Sebuah majalah pernah menjulukinya sebagai King
Maker. Julukan itu merujuk pada besarnya peran Amien Rais dalam menentukan
jabatan presiden pada Sidang Umum MPR tahun 1999 dan Sidang Istimewa tahun 2001.
Padahal, perolehan suara partainya, PAN, tak sampai 10% dalam pemilu 1999.
Amien lahir di Solo, 26 April 1944, Amien dibesarkan dalam keluarga aktivis Muhammadiyah. Orangtuanya aktif di Muhammadiyah cabang Surakarta. Masa belajar Amien, banyak dihabiskan di luar negeri. Sejak 1968, ia melanglang ke berbagai negara dan baru kembali tahun 1984 dengan menggenggam gelar doktor ilmu politik dari Universitas Chicago.
Kembali ke Tanah Air, Amien kembali ke kampusnya, UGM sebagai dosen. Ia bergiat pula dalam Muhammadiyah, ICMI, BPPT, dan beberapa organisasi lain. Pada era menjelang keruntuhan Orde Baru, Amien adalah cendikiawan yang berdiri paling depan.
Dialah yang paling berani berteriak lantang pentingnya suksesi kepemimpinan nasional. Suatu keberanian yang diacungi jempol. Tak heran, bila dirinya akhirnya dijuluki 'Bapak Reformasi.'
Saat itu, Amien nyaris akan ditangkap oleh Presiden Soeharto, karena suara lantangnya itu. Namun, TNI yang diperintah Soeharto tidak begitu saja menjalankan perintah itu, karena berisiko. Akhirnya, dengan dukungan mahasiswa yang melakukan demonstrasi di semua penjuru negeri, akhirnya tumbanglah kekuasaan Soeharto.
Seusai rezim Soeharto berakhir, Amien dengan dukungan dari tokoh-tokoh MARA (Majelis Amanat Rakyat) akhirnya membentuk Partai Amanat Nasional (PAN) pada 1998 dengan flatform nasionalis terbuka. Setelah ditunjuk memimpin PAN, Amien kemudian mundur dari Ketua PP Muhammadiyah.

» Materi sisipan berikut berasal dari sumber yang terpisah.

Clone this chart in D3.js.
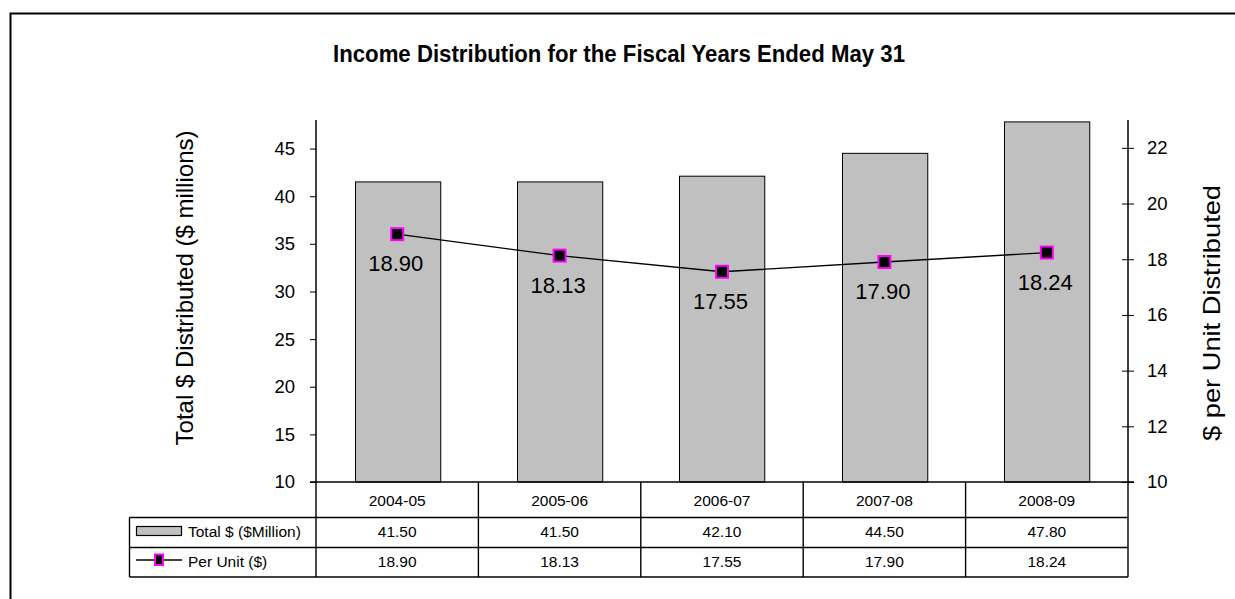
<!DOCTYPE html>
<html><head><meta charset="utf-8">
<script src="https://cdn.jsdelivr.net/npm/d3@7"></script>
<style>body{margin:0;background:#fff}svg{display:block}text{font-family:"Liberation Sans",Arial,sans-serif}</style>
</head><body>
<svg id="c" width="1235" height="599"></svg>
<script>
const categories = ["2004-05","2005-06","2006-07","2007-08","2008-09"];
const totalValues = [41.50,41.50,42.10,44.50,47.80];
const perUnitValues = [18.90,18.13,17.55,17.90,18.24];
const leftTicks = [10,15,20,25,30,35,40,45];
const rightTicks = [10,12,14,16,18,20,22];
const seriesNames = ["Total $ ($Million)","Per Unit ($)"];

const svg = d3.select("#c");
const L = 316, R = 1128, T = 120, B = 482;
const x = d3.scaleBand().domain(categories).range([L,R]).paddingInner(0).paddingOuter(0);
const yL = d3.scaleLinear().domain([10,48]).range([B,T]);
const yR = d3.scaleLinear().domain([10,23]).range([B,T]);

// outer border
svg.append("rect").attr("x",10.5).attr("y",13.5).attr("width",1240).attr("height",600)
  .attr("fill","none").attr("stroke","#000").attr("stroke-width",2);

svg.append("text").attr("x",619).attr("y",62).attr("text-anchor","middle")
  .attr("font-size",23).attr("font-weight","bold")
  .attr("textLength",572).attr("lengthAdjust","spacingAndGlyphs")
  .text("Income Distribution for the Fiscal Years Ended May 31");

// bars
const bw = x.bandwidth()*0.525;
svg.append("g").selectAll("rect").data(categories).join("rect")
  .attr("x",(d)=>Math.round(x(d)+x.bandwidth()/2-bw/2)+0.5)
  .attr("y",(d,i)=>yL(totalValues[i]))
  .attr("width",bw).attr("height",(d,i)=>B-yL(totalValues[i]))
  .attr("fill","#c0c0c0").attr("stroke","#000").attr("stroke-width",1);

// left axis
const gl = svg.append("g").attr("transform",`translate(${L},0)`)
  .call(d3.axisLeft(yL).tickValues(leftTicks).tickSize(6).tickPadding(15));
gl.select(".domain").attr("d",`M0,${T}V${B}`).attr("stroke-width",1.5);
gl.selectAll("text").attr("font-size",18.5).attr("font-family","Liberation Sans, Arial, sans-serif").attr("fill","#000");
gl.selectAll("line").attr("stroke","#000");

// right axis
const gr = svg.append("g").attr("transform",`translate(${R},0)`)
  .call(d3.axisRight(yR).tickValues(rightTicks).tickSize(6).tickPadding(13));
gr.select(".domain").attr("d",`M0,${T}V${B}`).attr("stroke-width",1.5);
gr.selectAll(".tick line").attr("x1",-6).attr("x2",6).attr("stroke","#000");
gr.selectAll("text").attr("font-size",18.5).attr("font-family","Liberation Sans, Arial, sans-serif").attr("fill","#000");

// x axis line
svg.append("line").attr("x1",L-6).attr("x2",R+6).attr("y1",B).attr("y2",B).attr("stroke","#000").attr("stroke-width",1.5);

// axis titles
svg.append("text").attr("transform",`translate(193,288) rotate(-90)`).attr("text-anchor","middle")
  .attr("font-size",24).attr("textLength",315).attr("lengthAdjust","spacingAndGlyphs")
  .text("Total $ Distributed  ($ millions)");
svg.append("text").attr("transform",`translate(1220,313) rotate(-90)`).attr("text-anchor","middle")
  .attr("font-size",24).attr("textLength",256).attr("lengthAdjust","spacingAndGlyphs")
  .text("$ per Unit Distributed");

// line
const cx = (d)=>x(d)+x.bandwidth()/2;
const line = d3.line().x((d,i)=>cx(categories[i])).y(d=>yR(d));
svg.append("path").datum(perUnitValues).attr("d",line).attr("fill","none").attr("stroke","#000").attr("stroke-width",1.3);
const ms = 12;
svg.append("g").selectAll("rect").data(perUnitValues).join("rect")
  .attr("x",(d,i)=>cx(categories[i])-ms/2).attr("y",d=>yR(d)-ms/2)
  .attr("width",ms).attr("height",ms).attr("fill","#000").attr("stroke","#ff00ff").attr("stroke-width",2);
svg.append("g").selectAll("text").data(perUnitValues).join("text")
  .attr("x",(d,i)=>cx(categories[i])-1.5).attr("y",d=>yR(d)+37)
  .attr("text-anchor","middle").attr("font-size",22).text(d=>d.toFixed(2));

// data table
const rows = [B, 517.5, 547.5, 577];
const LT = 129.5;
const tg = svg.append("g").attr("stroke","#000").attr("stroke-width",1.4);
tg.append("line").attr("x1",LT).attr("x2",R).attr("y1",rows[1]).attr("y2",rows[1]);
tg.append("line").attr("x1",LT).attr("x2",R).attr("y1",rows[2]).attr("y2",rows[2]);
tg.append("line").attr("x1",LT).attr("x2",R).attr("y1",rows[3]).attr("y2",rows[3]);
tg.append("line").attr("x1",LT).attr("x2",LT).attr("y1",rows[1]).attr("y2",rows[3]);
const vx = categories.map(c=>x(c)).concat([R]);
tg.selectAll(".v").data(vx).join("line").attr("x1",d=>d).attr("x2",d=>d).attr("y1",B).attr("y2",rows[3]);

const tf = 15.5;
svg.append("g").selectAll("text").data(categories).join("text")
  .attr("x",d=>cx(d)).attr("y",506).attr("text-anchor","middle").attr("font-size",tf).text(d=>d);
svg.append("g").selectAll("text").data(totalValues).join("text")
  .attr("x",(d,i)=>cx(categories[i])).attr("y",536.5).attr("text-anchor","middle").attr("font-size",tf).text(d=>d.toFixed(2));
svg.append("g").selectAll("text").data(perUnitValues).join("text")
  .attr("x",(d,i)=>cx(categories[i])).attr("y",566.5).attr("text-anchor","middle").attr("font-size",tf).text(d=>d.toFixed(2));

// legend keys
svg.append("rect").attr("x",136.5).attr("y",526.5).attr("width",45).attr("height",9)
  .attr("fill","#c0c0c0").attr("stroke","#000").attr("stroke-width",1.2);
svg.append("line").attr("x1",136).attr("x2",182).attr("y1",560).attr("y2",560).attr("stroke","#000").attr("stroke-width",1.3);
svg.append("rect").attr("x",155).attr("y",554.5).attr("width",8).attr("height",10.5)
  .attr("fill","#000").attr("stroke","#ff00ff").attr("stroke-width",2);
svg.append("text").attr("x",188).attr("y",536.5).attr("font-size",tf).text(seriesNames[0]);
svg.append("text").attr("x",188).attr("y",566.5).attr("font-size",tf).text(seriesNames[1]);
</script>
</body></html>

Namun, hasil pemilu 1999 tak memuaskan bagi PAN. Meski begitu, dengan kepiawaiannya, Amien masih mampu bermain 'cantik' dengan berhasil menjadi ketua MPR.
Posisinya tersebut membuat peran Amien begitu besar dalam perjalanan politik Indonesia saat ini. Tahun 1999, Amien memang urung maju dalam pemilihan presiden, karena sudah terlanjur mendukung Abdurrahman Wahid maju sebagai calon presiden.
Oleh PAN, Amien sudah digadang-gadang menjadi calon presiden untuk tahun 2004. Sayang, suara PAN di Pemilu 2004 juga jeblok. PAN hanya mengantongi 6,5 persen suara dengan 52 kursi di DPR.
Meski hasil tak menggembirakan, dengan dorongan dari berbagai pihak, Amien tetap maju sebagai capres. Ini merupakan pertarungan politik terakhir. Dia berjanji, bila tidak terpilih sebagai presiden dalam pemilihan presiden secara langsung ini, Amien akan kembali ke kampus UGM untuk mengajar.
Untuk memenangkan pemilihan presiden 5 Juli nanti, Amien akhirnya menentukan Siswono Yudo Husodo sebagai calon wakil presidennya. Duet Amien dan Siswono sudah dideklarasikan di Gedung Joeang pada Minggu (9/5/2004). Duet ini juga sudah didaftarkan PAN ke KPU pada Selasa (11/5/2004).